Explaining protocol, she said the prop master would “announce each day when a gun would be required on camera, the disposition of that weapon – whether it was a rubber/plastic replica, a non-firing option, or a ‘cold’ functional, but unloaded option, allowing anyone to inspect said weapon prior to bringing it to set and presenting it to the talent. (...) The Prop Master frequently admonished Dave for dismissing the talent without returning props, weapon included, or failing to make safety announcements.”
Mr Halls, according to his resume, got a qualification from Bethany College in Film Production in 1984 and has more than 20 years of experience in film, TV, commercials and videos. It adds that he is licensed to work both union and non-union projects.
Despite all of that experience, however, another film professional – who asked to remain anonymous – backed up Ms Goll’s claims about the assistant director to CNN, “saying that when Halls did hold safety meetings, they were short and he was dismissive, saying the guns used would be the same as the production always uses, and questioning why they’d have to hold the meetings in the first place,” the station reported.
“The crew member also said Halls complained about having a gun ‘cleared’ (inspected by a licensed professional on set, such as an armorer) for a scene where an actress would aim the gun to her own head and pull the trigger,” CNN reported.
“Goll and the other crew member told CNN of another instance where Halls insisted on continuing filming on location while a storm hit, where electrical lights were touching mud, wires were exposed to the rain, and crew members feared for their safety.”
Ms Goll said she’d been under the impression nothing had been done about the concerns she raised.

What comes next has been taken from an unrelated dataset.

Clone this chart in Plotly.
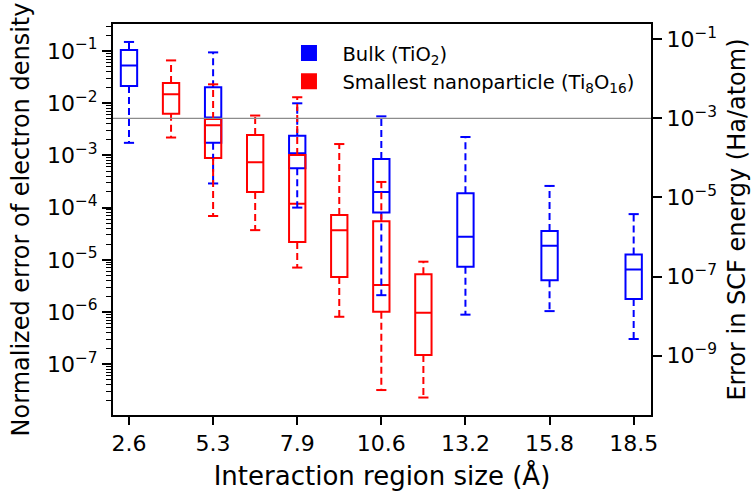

Less than two years later, it was Mr Halls who handed a prop gun on Thursday to actor Alec Baldwin on the New Mexico set of Rust, which Mr Baldwin is both starring in and producing.
New Mexico authorities are investigating the fatal incident. The film’s armourer, 24-year-old Hannah Gutierrez Reed, had only served as head armourer on one previous film which wrapped not long before filming on Rust began.
There had been other accidental discharges in the days before Ms Hutchins’ death and workers had reportedly walked off set in protest just hours before the shooting.
Mr Baldwin has expressed his support for Ms Hutchins’ husband and son and said he is “heart broken” following the incident.